En somme, Auschwitz et la langue d’après (dans le temps et en référence) doit bien relever d’un débat essentiel. Mais que dire du rapport entre la langue d’après et les images de l’humain si cette langue est encore en mesure de les convoquer ?
Les œuvres d’art plastique pouvaient-elles alors faire encore parler l’humain d’après comme avant ? Cette question mérite attention d’autant qu’elle n’est pas semblable à celle qui porte sur le paysage. La nature n’a pas bougé entre avant et après Auschwitz, disent les uns. Ce qui se discute d’ailleurs, puisque, pour d’autres, même une route, même des prairies peintes peuvent évoquer une conduite vers un camp de concentration. Il faut rappeler que les nazis projetaient de faire des ruines arasées du ghetto de Varsovie un vaste parc, et qu’ils ont dissimulé les crématoires de Birkenau derrière une épaisse bande de verdure. C’est justement tout l’honneur de photographies, dessins, peintures d’avoir fait en sorte que ces lieux ne demeurent pas muets et cernés de ténèbres.
Mais revenons à l’humain.
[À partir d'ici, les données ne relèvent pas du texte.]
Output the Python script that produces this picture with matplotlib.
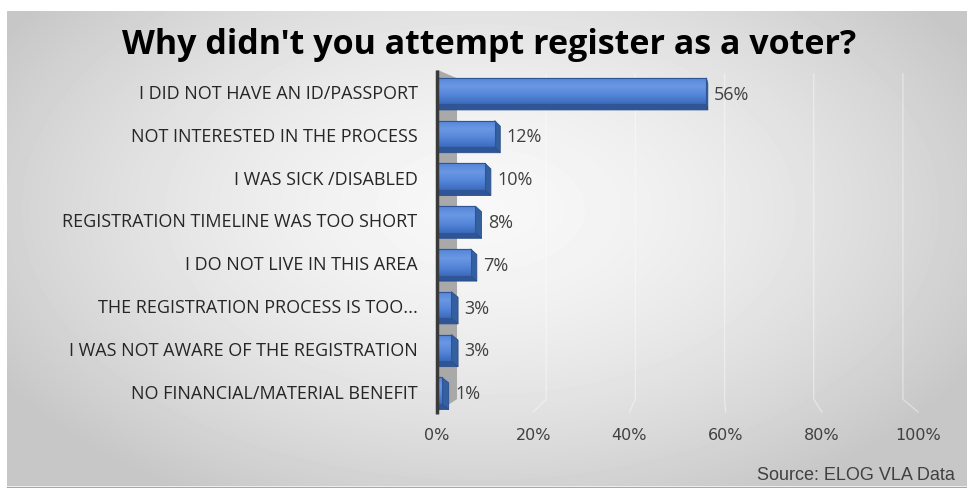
import numpy as np
import matplotlib
matplotlib.use('Agg')
import matplotlib.pyplot as plt
from matplotlib.patches import Polygon
from matplotlib.colors import LinearSegmentedColormap

# chart data
categories = [
    'I DID NOT HAVE AN ID/PASSPORT',
    'NOT INTERESTED IN THE PROCESS',
    'I WAS SICK /DISABLED',
    'REGISTRATION TIMELINE WAS TOO SHORT',
    'I DO NOT LIVE IN THIS AREA',
    'THE REGISTRATION PROCESS IS TOO...',
    'I WAS NOT AWARE OF THE REGISTRATION',
    'NO FINANCIAL/MATERIAL BENEFIT',
]
values = [56, 12, 10, 8, 7, 3, 3, 1]
ticks = [0, 20, 40, 60, 80, 100]
tick_labels = ['0%', '20%', '40%', '60%', '80%', '100%']

W, H = 967, 489
fig = plt.figure(figsize=(W / 100, H / 100), dpi=100)
fig.patch.set_facecolor('white')

# gray radial-gradient panel behind everything
bg = fig.add_axes([0, 0, 1, 1])
xx, yy = np.meshgrid(np.arange(7, W), np.arange(12, 487))
r = np.sqrt(((xx - 480) / 560) ** 2 + ((yy - 210) / 330) ** 2)
shade = 0.97 - 0.19 * np.clip(r, 0, 1) ** 1.6
bg.imshow(shade, cmap='gray', vmin=0, vmax=1, extent=(7, W, 487, 12),
          aspect='auto', interpolation='bilinear')
bg.plot([7, W], [487.5, 487.5], color='#a8a8a8', lw=1)
bg.set_xlim(0, W)
bg.set_ylim(H, 0)
bg.axis('off')

ax = fig.add_axes([437 / W, 1 - 413 / H, 481 / W, (413 - 70.7) / H])
ax.patch.set_alpha(0)
for s in ax.spines.values():
    s.set_visible(False)

n = len(categories)
vp, k = 57, 0.073          # fake perspective: vanishing x and depth factor
top, bot = -0.5, n - 0.5

# back wall on the left
back0 = vp * k
ax.add_patch(Polygon([(0, top), (back0, top + 0.2), (back0, bot - 0.3), (0, bot)],
                     closed=True, facecolor='#a9a9a9', edgecolor='none', zorder=1))
ax.plot([0, 0], [top, bot + 0.05], color='#3a3a3a', lw=2.5, zorder=5,
        solid_capstyle='butt', clip_on=False)

# gridlines on the back, with the slanted floor edge
for v in ticks[1:]:
    b = v + (vp - v) * k
    ax.plot([b, b, v], [top + 0.1, bot - 0.3, bot], color='white', alpha=0.4,
            lw=1, zorder=1, clip_on=False)

bar_cmap = LinearSegmentedColormap.from_list(
    'bar', ['#5585d8', '#6a98e4', '#5585d8', '#3c6bbd'])
h, dy = 0.62, 0.13
for i, v in enumerate(values):
    dxb = max((vp - v) * k * 0.35, 0.3)
    # bottom face
    ax.add_patch(Polygon([(0, i + h / 2), (v, i + h / 2), (v + dxb, i + h / 2 + dy),
                          (0.3, i + h / 2 + dy)], closed=True,
                         facecolor='#2f5597', edgecolor='#2a4d8a', lw=0.6, zorder=2))
    # right face
    ax.add_patch(Polygon([(v, i - h / 2), (v + dxb, i - h / 2 + dy),
                          (v + dxb, i + h / 2 + dy), (v, i + h / 2)], closed=True,
                         facecolor='#35609f', edgecolor='#2a4d8a', lw=0.6, zorder=2))
    # front face with vertical gradient
    bar = ax.barh(i, v, height=h, color='#4a7dd0', edgecolor='#2f5597',
                  lw=0.8, zorder=3)[0]
    im = ax.imshow(np.linspace(0, 1, 50).reshape(-1, 1), cmap=bar_cmap,
                   extent=(0, v, i + h / 2, i - h / 2), aspect='auto', zorder=3.5)
    im.set_clip_path(bar)
    ax.barh(i, v, height=h, color='none', edgecolor='#2f5597', lw=0.8, zorder=4)
    ax.text(v + dxb + 1.3, i + 0.06, f'{v}%', va='center', ha='left',
            fontsize=13, color='#404040', family='Open Sans')

ax.set_xlim(0, 100)
ax.set_ylim(bot, top)
ax.set_xticks(ticks)
ax.set_xticklabels(tick_labels, fontsize=11.5, color='#404040', family='DejaVu Sans')
ax.set_yticks(range(n))
ax.set_yticklabels(categories, fontsize=13, color='#262626', family='Open Sans')
ax.tick_params(axis='x', length=0, pad=11)
ax.tick_params(axis='y', length=0, pad=14)

fig.text(489.5 / W, 1 - 45 / H, "Why didn't you attempt register as a voter?",
         ha='center', va='center', fontsize=24.5, fontweight='bold', family='Open Sans',
         color='black')
fig.text(955 / W, 1 - 476 / H, 'Source: ELOG VLA Data', ha='right', va='center',
         fontsize=13, family='Liberation Sans', color='#404040')

fig.savefig('out.png', dpi=100)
Quels éclairages fournissent les œuvres d’art d’après Auschwitz sur les œuvres produites pas des Fautrier, Giacometti, Bacon, et bien d’autres ? Après et d’après ? Ce n’est pas seulement la question de l’art qui s’inspire d’Auschwitz qui est interrogé ici. C’est surtout un art dans lequel se joue quelque chose d’essentiel, l’effondrement esthétique de la mort, un effondrement mental dans la tête des déportés, chez lesquels la figure de la mort a disparu devant la situation, et un effondrement figuré, mais aussi un effondrement de la dimension esthétique conférée jusqu’alors à l’humain. La dernière partie de l’ouvrage est consacrée à dépouiller cette dimension de l’histoire de l’art qui allait bientôt être appelée « moderne », ou « d’avant-garde ».